Capital Markets

Current account deficit narrows to 5.8pc in June

One headwind to the current account projection would be higher import costs of petroleum products. FILE PHOTO | NMG 

The current account deficit narrowed to 5.8 per cent in the second quarter of the year from 6.3 per cent in March, boosted by rising diaspora remittances, agriculture exports and a falling food import bill.

Latest data from Central Bank of Kenya (CBK) shows the contraction was mainly backed by higher remittances, which rose by 15 per cent to Sh74.1 billion in the three months to June.
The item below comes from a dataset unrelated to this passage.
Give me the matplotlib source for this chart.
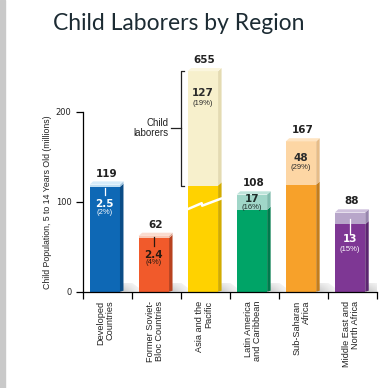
import numpy as np
import matplotlib
matplotlib.use('Agg')
import matplotlib.pyplot as plt
from matplotlib.patches import Polygon, Rectangle

# data
regions = ['Developed\nCountries', 'Former Soviet-\nBloc Countries', 'Asia and the\nPacific',
           'Latin America\nand Caribbean', 'Sub-Saharan\nAfrica', 'Middle East and\nNorth Africa']
totals = [119, 62, 655, 108, 167, 88]
laborers = [2.5, 2.4, 127, 17, 48, 13]
pct_labels = ['(2%)', '(4%)', '(19%)', '(16%)', '(29%)', '(15%)']
value_labels = ['2.5', '2.4', '127', '17', '48', '13']
yticks = [0, 100, 200]

# colours: front, side, light front, light side
front = ['#0E68B5', '#F15A2B', '#FFD200', '#00A467', '#F7A12A', '#7E3794']
side = ['#0A4C86', '#B8421F', '#D2AC00', '#007A4C', '#C47D1C', '#5C2670']
light = ['#C2E0F4', '#F8C8B6', '#F7F0CC', '#A0D6C8', '#FDD6A4', '#B8A6CA']
light_side = ['#9CC2DE', '#DDA894', '#E4DBB2', '#80BBAD', '#E6BC88', '#9886AE']
top_face = ['#D6ECFA', '#FBDCD0', '#FBF6DE', '#BEE4DA', '#FEE4C2', '#CFC1DD']

asia_break_height = 118   # shown height of the broken (non-laborer) part of Asia
txt_col = ['white', '#2A1A10', '#2A2A2A', '#1E2E2A', '#2A2A2A', 'white']
line_col = ['white', '#2A1A10', None, None, None, 'white']
conn = [(3, 10), (1, 10), None, None, None, (6, 21)]   # px below top
val_off = [19, 19, 22, 5, 17, 27]
pct_off = [28, 27, 32, 13, 26, 37]

W, H = 390, 388
fig = plt.figure(figsize=(W / 100, H / 100), dpi=100)
fig.patches.append(Rectangle((0, 0), 5 / W, 1, transform=fig.transFigure,
                             color='#C9C9C9', zorder=0))

ax_left, ax_right, ax_y0, ax_top = 82.7, 377, 291.7, 40
ax = fig.add_axes([ax_left / W, (H - ax_y0) / H, (ax_right - ax_left) / W, (ax_y0 - ax_top) / H])
py = 0.9  # px per unit
ax.set_xlim(-0.5, 5.5)
ax.set_ylim(0, (ax_y0 - ax_top) / py)
pxx = 6 / (ax_right - ax_left)  # data x per px
pxy = 1 / py

narrow = ['Liberation Sans Narrow', 'Liberation Sans', 'DejaVu Sans']

x = np.arange(len(regions))
width = 0.62
xc = x - 0.05
dx, dy = 3.5 * pxx, 3.2 * pxy

base = [t - l for t, l in zip(totals, laborers)]
base[2] = asia_break_height
tops = [b + l for b, l in zip(base, laborers)]

ax.bar(xc, base, width, color=front, zorder=3)
ax.bar(xc, laborers, width, bottom=base, color=light, zorder=3)

# shadow image: grey fading out to the right and upward
gx = np.linspace(1, 0, 64)[None, :]
gy = np.linspace(1, 0.4, 16)[:, None]
shade = np.zeros((16, 64, 4))
shade[..., :3] = 0.55
shade[..., 3] = 0.55 * gx * gy
for i in range(len(x)):
    x0, x1 = xc[i] - width / 2, xc[i] + width / 2
    # floor shadow
    sh = Polygon([(x1, 0), (x1 + dx, 9 * pxy), (x1 + 12 * pxx, 9 * pxy), (x1 + 24 * pxx, 0)],
                 closed=True, facecolor='none', edgecolor='none')
    ax.add_patch(sh)
    im = ax.imshow(shade, aspect='auto', origin='lower',
                   extent=(x1, x1 + 24 * pxx, 0, 9 * pxy), zorder=2, interpolation='bilinear')
    im.set_clip_path(sh)
    # side faces
    ax.add_patch(Polygon([(x1, 0), (x1 + dx, dy * 0.3), (x1 + dx, base[i] + dy), (x1, base[i])],
                         closed=True, color=side[i], lw=0, zorder=3))
    ax.add_patch(Polygon([(x1, base[i]), (x1 + dx, base[i] + dy), (x1 + dx, tops[i] + dy), (x1, tops[i])],
                         closed=True, color=light_side[i], lw=0, zorder=3))
    # top face
    ax.add_patch(Polygon([(x0, tops[i]), (x1, tops[i]), (x1 + dx, tops[i] + dy), (x0 + dx, tops[i] + dy)],
                         closed=True, color=top_face[i], lw=0, zorder=3))
    # total label
    ax.annotate(str(totals[i]), (xc[i] + dx / 2, tops[i]), xytext=(0, 11), textcoords='offset pixels',
                ha='center', va='center', fontsize=7.5, fontweight='bold', color='#222222', zorder=5)
    # inner labels
    if conn[i] is not None:
        ax.plot([xc[i], xc[i]], [tops[i] - conn[i][0] * pxy, tops[i] - conn[i][1] * pxy],
                color=line_col[i], lw=0.9, zorder=5)
    ax.annotate(value_labels[i], (xc[i], tops[i]), xytext=(0, -val_off[i]), textcoords='offset pixels',
                ha='center', va='center', fontsize=7.5, fontweight='bold', color=txt_col[i], zorder=5)
    ax.annotate(pct_labels[i], (xc[i], tops[i]), xytext=(0, -pct_off[i]), textcoords='offset pixels',
                ha='center', va='center', fontsize=5.5, color=txt_col[i], zorder=5, family=narrow)
    # category label
    ax.annotate(regions[i], (xc[i] + 0.02, 0), xytext=(0, -9), textcoords='offset pixels',
                rotation=90, ha='center', va='top', multialignment='right',
                fontsize=6.6, color='#222222', family=narrow, linespacing=1.05)

# break mark on Asia bar
bx0 = xc[2] - width / 2
yb = 95
ax.plot([bx0, bx0 + 14 * pxx, bx0 + 14.5 * pxx, bx0 + 31 * pxx + dx],
        [yb - 3 * pxy, yb + 3 * pxy, yb + 0.5 * pxy, yb + 8 * pxy],
        color='white', lw=1.8, zorder=4, solid_capstyle='butt')

# bracket for child laborers
bxl = 1.512
b0, b1 = base[2], tops[2]
ax.plot([bxl + 3 * pxx, bxl, bxl, bxl + 3 * pxx], [b0, b0, b1, b1], color='#222222', lw=0.9, zorder=5)
bm = (b0 + b1) / 2
ax.plot([bxl - 10 * pxx, bxl], [bm, bm], color='#222222', lw=0.9, zorder=5)
ax.text(bxl - 13 * pxx, bm, 'Child\nlaborers', ha='right', va='center', fontsize=7,
        color='#222222', linespacing=1.0, family=narrow)

# axes styling
for s in ['top', 'right']:
    ax.spines[s].set_visible(False)
ax.spines['left'].set_bounds(0, 200)
ax.spines['left'].set_linewidth(0.9)
ax.spines['bottom'].set_linewidth(0.9)
ax.spines['left'].set_zorder(6)
ax.spines['bottom'].set_zorder(6)
ax.set_yticks(yticks)
ax.set_yticklabels([str(v) for v in yticks], fontsize=6, color='#222222')
ax.tick_params(axis='y', length=5, width=0.9, pad=3)
ax.set_xticks(np.arange(-0.5, 6, 1))
ax.set_xticklabels([])
ax.tick_params(axis='x', length=5, width=0.9, direction='out')
ax.set_ylabel('Child Population, 5 to 14 Years Old (millions)', fontsize=6.3, family=narrow,
              color='#222222')
ax.yaxis.set_label_coords(-(82.7 - 52) / (ax_right - ax_left), (ax_y0 - 202) / (ax_y0 - ax_top))

fig.text(53 / W, 1 - 24 / H, 'Child Laborers by Region', fontsize=16.5, family=['Lato', 'DejaVu Sans'],
         color='#1C2B33', ha='left', va='center')

fig.savefig('out.png', dpi=100)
CBK projects the deficit to narrow further in the second half of the year and end 2018 at 5.4 per cent.

“The current account deficit is expected to narrow further in 2018 supported by strong growth in agriculture exports, resilient diaspora remittances, and improved tourism receipts,” said CBK in a statement.

In the 12 months to June 2018, remittances stood at Sh233.9 billion ($2.33 billion), up from Sh178.5 billion ($1.78 billion) in the 12 months to June 2017.

In the same period tea export earnings rose to Sh147 billion ($1.46 billion) from Sh127.4 billion ($1.27 billion), while horticulture receipts were up to Sh92.9 billion ($924 million) from Sh80.9 billion ($805 million).

Inflows from tourism rose to Sh99.7 billion ($992 million) from Sh94.7 billion ($942 million) while coffee exports brought in Sh22.1 billion ($220 million), down from Sh24.2 billion ($241 million) in the 12-month period ending June 2017.

One headwind to the current account projection would be higher import costs of petroleum products.

A barrel of crude oil in the international market has gone up by 27.5 per cent since the beginning of the year to $74.70, in turn raising the cost of fuel in the country.

A litre of petrol is retailing at Sh112.20 in Nairobi compared to Sh104.17 at the beginning of the year.

Diesel is up to Sh103.25 a litre from Sh92.44.

Kenya operates caps on oil prices that the regulator ERC announces on the 14th day of every month.

CBK, however, expects that some of the impact will be absorbed by a corresponding fall in the food import bill, which was a major contributor to pushing the current account deficit up to 6.7 per cent by the end of last year, from 5.2 per cent in 2016.

“Lower imports of food and SGR related equipment in 2018 are expected to moderate the impact of higher international oil prices on the petroleum import bill,” said the CBK.